### [What is expected]
Using the entries that follow, state how many lines contain the word "code". The response is that number and nothing more.

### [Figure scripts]
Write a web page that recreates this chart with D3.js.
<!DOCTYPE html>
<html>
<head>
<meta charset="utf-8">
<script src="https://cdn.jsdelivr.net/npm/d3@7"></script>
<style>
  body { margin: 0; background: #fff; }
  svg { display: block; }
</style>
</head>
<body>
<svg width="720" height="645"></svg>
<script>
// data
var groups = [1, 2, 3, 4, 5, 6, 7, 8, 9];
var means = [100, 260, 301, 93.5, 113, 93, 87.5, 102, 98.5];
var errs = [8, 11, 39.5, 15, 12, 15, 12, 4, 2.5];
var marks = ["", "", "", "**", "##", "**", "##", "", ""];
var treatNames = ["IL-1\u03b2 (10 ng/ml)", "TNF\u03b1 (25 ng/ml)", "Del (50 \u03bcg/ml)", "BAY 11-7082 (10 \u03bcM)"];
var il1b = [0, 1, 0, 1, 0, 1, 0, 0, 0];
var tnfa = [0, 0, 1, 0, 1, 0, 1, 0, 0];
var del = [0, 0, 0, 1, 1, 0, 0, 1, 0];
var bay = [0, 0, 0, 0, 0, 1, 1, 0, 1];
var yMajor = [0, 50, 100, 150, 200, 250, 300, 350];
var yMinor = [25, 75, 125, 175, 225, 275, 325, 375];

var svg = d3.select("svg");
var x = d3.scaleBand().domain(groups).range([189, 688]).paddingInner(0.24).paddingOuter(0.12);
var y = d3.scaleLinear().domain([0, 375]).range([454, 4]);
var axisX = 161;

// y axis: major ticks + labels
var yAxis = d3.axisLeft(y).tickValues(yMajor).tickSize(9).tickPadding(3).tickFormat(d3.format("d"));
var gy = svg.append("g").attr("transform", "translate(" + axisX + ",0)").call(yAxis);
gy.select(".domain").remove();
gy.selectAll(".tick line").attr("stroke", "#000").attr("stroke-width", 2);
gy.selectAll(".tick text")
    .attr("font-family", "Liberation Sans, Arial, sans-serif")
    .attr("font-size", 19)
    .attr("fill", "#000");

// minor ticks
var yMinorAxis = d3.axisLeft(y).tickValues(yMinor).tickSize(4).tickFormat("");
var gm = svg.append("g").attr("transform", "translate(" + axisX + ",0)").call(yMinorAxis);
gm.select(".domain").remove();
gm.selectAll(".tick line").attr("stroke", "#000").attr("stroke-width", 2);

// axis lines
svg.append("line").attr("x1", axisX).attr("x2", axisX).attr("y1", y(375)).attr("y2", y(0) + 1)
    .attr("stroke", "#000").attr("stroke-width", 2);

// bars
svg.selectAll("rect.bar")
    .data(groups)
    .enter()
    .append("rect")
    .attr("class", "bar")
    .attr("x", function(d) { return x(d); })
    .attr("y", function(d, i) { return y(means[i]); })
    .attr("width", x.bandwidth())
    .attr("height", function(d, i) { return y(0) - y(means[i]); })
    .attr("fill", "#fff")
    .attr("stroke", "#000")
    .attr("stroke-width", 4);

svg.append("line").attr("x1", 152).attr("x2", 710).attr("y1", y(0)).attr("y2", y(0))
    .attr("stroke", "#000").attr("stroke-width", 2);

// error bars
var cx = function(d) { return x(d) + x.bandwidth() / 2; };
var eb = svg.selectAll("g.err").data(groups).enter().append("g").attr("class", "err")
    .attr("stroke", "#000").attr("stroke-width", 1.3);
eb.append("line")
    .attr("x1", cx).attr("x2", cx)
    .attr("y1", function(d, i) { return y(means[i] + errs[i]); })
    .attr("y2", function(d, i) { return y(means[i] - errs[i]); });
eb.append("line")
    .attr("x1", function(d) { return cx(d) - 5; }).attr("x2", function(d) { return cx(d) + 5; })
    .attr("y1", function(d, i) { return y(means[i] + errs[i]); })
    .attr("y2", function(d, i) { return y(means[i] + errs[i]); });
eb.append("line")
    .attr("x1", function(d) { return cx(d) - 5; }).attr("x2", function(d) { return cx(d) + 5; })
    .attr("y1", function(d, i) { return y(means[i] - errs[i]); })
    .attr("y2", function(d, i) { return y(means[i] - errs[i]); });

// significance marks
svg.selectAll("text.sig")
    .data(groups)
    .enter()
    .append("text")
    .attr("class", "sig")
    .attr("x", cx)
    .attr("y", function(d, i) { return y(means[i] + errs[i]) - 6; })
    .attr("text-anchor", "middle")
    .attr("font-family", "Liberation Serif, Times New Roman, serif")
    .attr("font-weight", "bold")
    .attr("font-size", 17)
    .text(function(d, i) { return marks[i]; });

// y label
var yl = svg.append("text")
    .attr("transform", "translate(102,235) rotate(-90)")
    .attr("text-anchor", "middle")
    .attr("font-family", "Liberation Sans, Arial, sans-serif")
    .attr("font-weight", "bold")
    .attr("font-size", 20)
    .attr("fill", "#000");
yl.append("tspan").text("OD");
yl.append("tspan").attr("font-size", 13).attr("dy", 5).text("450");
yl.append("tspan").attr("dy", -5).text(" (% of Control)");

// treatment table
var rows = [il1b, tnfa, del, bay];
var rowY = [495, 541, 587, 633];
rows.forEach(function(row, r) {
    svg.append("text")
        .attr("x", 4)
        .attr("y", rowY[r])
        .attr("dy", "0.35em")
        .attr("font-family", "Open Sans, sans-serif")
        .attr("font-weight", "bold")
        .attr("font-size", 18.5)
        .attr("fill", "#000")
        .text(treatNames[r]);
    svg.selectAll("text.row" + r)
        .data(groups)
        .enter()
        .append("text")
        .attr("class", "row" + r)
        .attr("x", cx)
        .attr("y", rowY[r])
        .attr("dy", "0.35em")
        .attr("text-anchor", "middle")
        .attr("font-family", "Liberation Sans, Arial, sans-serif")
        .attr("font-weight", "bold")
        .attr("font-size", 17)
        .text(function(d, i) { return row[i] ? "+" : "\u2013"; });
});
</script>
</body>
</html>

==

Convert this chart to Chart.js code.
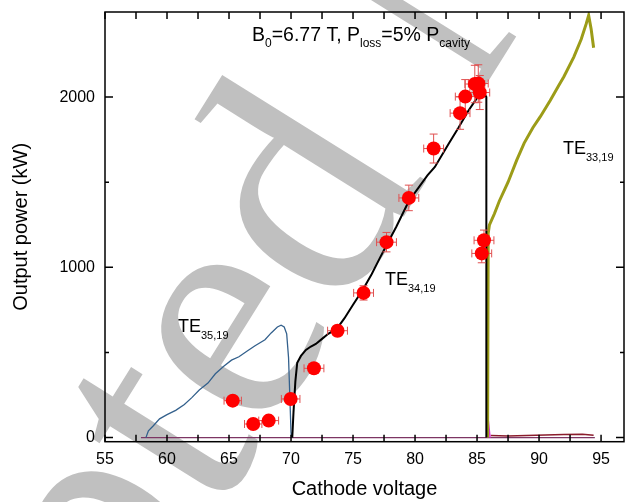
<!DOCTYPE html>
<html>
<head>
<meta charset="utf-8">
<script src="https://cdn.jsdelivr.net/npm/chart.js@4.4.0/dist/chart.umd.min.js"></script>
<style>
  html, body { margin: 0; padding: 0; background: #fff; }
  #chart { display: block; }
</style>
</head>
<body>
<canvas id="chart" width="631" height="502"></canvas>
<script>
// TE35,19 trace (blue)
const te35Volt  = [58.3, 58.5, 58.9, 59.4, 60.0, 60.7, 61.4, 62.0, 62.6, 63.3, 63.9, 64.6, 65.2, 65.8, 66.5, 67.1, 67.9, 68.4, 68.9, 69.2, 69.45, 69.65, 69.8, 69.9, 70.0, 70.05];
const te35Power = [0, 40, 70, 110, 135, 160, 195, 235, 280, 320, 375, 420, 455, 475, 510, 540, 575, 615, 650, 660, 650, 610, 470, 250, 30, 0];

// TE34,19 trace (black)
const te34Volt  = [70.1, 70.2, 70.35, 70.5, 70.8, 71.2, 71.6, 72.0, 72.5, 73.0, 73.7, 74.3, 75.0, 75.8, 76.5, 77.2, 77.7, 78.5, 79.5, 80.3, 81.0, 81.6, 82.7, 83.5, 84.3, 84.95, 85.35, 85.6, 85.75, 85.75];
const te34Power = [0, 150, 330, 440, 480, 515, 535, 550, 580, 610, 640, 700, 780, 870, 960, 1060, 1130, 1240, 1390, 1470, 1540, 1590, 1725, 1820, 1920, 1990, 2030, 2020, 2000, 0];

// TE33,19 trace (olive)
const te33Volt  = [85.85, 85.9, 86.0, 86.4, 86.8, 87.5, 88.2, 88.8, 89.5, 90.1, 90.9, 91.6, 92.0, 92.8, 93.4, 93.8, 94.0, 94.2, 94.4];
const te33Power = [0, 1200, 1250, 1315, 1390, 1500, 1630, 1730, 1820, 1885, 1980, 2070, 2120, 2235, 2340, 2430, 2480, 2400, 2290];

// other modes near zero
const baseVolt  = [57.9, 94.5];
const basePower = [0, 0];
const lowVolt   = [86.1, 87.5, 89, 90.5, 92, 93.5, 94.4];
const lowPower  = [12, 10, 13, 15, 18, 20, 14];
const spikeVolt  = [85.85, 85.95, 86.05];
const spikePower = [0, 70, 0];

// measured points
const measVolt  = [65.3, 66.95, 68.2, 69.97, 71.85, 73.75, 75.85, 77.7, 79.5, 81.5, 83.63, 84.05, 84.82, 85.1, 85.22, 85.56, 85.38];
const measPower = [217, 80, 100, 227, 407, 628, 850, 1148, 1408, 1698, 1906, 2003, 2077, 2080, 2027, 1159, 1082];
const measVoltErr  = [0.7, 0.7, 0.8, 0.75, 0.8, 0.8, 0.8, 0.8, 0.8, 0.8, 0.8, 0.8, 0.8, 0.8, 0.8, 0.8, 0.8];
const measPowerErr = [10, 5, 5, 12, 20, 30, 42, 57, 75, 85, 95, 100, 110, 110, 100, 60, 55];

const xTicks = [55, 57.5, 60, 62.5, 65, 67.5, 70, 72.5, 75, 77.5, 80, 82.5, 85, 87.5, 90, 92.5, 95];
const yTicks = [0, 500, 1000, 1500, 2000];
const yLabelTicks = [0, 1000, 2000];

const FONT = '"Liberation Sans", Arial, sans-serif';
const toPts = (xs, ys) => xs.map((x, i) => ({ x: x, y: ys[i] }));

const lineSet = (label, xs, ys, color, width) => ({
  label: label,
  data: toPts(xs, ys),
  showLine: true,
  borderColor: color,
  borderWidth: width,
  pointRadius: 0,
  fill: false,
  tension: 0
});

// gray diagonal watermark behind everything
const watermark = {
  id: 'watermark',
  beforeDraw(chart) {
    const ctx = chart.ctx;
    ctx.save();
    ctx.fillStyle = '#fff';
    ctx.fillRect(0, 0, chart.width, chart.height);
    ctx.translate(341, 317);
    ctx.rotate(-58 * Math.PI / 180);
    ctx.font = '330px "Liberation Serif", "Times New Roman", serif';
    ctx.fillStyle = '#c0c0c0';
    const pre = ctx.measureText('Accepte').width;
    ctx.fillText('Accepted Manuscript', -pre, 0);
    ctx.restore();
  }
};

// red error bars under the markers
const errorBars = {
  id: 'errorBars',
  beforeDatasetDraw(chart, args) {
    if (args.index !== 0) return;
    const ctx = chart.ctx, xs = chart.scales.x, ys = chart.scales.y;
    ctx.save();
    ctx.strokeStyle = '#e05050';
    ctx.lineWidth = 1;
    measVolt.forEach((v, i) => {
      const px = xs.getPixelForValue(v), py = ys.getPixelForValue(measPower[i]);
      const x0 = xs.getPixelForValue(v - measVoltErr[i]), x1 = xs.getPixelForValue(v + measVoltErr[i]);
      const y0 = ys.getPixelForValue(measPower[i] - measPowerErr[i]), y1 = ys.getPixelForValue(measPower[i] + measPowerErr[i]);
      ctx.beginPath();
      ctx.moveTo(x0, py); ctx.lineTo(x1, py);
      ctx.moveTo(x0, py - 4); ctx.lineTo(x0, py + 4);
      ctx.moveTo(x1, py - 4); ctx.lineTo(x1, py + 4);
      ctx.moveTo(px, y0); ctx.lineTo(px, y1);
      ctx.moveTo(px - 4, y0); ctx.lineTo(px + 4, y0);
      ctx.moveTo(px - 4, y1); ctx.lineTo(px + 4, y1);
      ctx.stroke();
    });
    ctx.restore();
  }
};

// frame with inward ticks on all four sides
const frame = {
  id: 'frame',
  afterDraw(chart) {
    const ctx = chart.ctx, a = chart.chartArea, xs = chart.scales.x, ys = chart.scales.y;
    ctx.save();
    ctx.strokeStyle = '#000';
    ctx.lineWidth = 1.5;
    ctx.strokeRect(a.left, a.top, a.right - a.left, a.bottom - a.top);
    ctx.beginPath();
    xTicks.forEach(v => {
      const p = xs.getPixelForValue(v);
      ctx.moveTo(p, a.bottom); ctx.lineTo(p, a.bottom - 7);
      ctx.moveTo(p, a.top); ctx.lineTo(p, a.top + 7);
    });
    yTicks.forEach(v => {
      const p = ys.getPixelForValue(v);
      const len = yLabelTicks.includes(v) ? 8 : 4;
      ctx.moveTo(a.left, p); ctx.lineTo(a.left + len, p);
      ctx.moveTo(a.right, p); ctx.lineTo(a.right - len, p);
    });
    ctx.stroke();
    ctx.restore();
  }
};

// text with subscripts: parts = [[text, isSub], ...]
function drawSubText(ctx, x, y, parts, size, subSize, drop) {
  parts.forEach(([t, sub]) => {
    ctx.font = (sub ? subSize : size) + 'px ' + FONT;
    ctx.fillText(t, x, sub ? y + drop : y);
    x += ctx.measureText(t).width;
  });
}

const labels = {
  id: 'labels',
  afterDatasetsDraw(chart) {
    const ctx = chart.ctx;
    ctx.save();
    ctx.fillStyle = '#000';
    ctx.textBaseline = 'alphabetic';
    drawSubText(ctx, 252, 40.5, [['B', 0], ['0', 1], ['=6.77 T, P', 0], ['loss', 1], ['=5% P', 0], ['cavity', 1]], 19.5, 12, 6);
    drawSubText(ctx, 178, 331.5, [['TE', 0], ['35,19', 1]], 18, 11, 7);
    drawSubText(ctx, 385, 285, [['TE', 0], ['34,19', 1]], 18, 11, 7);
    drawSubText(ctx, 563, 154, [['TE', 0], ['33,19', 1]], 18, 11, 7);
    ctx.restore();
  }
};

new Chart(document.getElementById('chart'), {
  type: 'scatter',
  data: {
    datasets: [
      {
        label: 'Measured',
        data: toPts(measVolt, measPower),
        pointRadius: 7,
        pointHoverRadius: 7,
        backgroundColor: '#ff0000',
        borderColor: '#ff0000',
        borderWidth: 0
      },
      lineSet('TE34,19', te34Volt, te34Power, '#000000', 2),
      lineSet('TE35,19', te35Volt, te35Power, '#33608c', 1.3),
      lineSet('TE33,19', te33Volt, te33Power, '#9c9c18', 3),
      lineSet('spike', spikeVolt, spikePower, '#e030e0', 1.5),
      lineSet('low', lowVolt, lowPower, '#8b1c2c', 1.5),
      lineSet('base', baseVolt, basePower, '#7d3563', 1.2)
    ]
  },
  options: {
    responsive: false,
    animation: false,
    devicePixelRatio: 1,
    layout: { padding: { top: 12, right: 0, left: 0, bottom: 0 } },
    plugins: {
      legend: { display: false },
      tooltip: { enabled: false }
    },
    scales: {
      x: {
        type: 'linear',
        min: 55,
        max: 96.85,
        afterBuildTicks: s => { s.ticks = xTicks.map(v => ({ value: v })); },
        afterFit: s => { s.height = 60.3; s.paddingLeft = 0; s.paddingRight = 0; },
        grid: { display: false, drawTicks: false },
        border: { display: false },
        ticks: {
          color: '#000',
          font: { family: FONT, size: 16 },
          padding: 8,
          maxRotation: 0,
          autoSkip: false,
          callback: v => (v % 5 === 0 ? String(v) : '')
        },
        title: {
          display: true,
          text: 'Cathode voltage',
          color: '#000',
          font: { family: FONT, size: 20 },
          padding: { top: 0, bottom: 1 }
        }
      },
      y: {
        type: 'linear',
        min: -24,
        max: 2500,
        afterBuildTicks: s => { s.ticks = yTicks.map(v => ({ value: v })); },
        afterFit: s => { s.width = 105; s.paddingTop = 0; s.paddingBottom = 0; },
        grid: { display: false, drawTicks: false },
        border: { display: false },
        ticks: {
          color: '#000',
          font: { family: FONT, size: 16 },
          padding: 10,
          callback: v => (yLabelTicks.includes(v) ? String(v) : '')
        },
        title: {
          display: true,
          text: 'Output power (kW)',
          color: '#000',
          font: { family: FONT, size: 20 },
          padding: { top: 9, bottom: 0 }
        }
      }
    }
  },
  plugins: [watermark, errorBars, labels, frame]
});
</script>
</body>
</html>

--

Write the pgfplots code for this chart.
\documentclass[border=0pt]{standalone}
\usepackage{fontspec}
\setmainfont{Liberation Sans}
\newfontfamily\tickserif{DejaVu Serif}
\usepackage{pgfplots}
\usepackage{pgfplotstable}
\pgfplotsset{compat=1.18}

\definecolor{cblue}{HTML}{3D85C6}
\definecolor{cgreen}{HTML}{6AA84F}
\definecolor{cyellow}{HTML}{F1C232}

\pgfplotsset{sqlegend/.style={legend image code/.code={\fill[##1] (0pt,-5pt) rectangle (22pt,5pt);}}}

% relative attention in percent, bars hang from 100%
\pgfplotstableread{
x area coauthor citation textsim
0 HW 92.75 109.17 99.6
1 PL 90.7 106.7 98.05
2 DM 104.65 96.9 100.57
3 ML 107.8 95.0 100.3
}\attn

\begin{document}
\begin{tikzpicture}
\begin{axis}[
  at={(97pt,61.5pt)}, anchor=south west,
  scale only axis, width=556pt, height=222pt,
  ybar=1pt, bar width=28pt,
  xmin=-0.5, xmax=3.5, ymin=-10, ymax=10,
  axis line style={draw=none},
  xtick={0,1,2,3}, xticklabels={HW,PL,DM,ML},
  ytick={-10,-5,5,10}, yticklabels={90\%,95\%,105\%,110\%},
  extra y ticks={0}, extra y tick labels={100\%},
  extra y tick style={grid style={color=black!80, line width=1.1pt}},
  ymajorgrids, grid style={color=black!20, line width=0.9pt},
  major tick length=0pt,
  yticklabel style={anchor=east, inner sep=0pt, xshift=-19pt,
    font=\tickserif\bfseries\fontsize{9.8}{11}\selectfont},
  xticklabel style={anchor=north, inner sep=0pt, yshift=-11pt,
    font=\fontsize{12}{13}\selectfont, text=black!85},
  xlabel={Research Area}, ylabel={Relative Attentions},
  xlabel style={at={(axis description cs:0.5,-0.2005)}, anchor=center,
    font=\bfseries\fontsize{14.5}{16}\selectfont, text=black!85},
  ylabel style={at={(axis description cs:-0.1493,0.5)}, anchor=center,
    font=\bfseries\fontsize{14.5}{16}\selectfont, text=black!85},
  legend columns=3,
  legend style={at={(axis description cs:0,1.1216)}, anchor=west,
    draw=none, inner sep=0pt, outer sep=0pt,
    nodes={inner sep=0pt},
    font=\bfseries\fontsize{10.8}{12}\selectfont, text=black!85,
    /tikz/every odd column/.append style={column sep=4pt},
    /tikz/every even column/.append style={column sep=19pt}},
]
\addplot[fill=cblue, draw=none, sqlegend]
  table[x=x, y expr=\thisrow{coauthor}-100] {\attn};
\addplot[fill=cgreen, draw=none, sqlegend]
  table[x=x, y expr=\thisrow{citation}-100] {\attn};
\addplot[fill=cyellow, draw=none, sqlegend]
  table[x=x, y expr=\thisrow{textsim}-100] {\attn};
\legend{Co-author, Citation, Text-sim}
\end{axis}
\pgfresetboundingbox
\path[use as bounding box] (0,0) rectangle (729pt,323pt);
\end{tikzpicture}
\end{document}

### [Finished answer]
3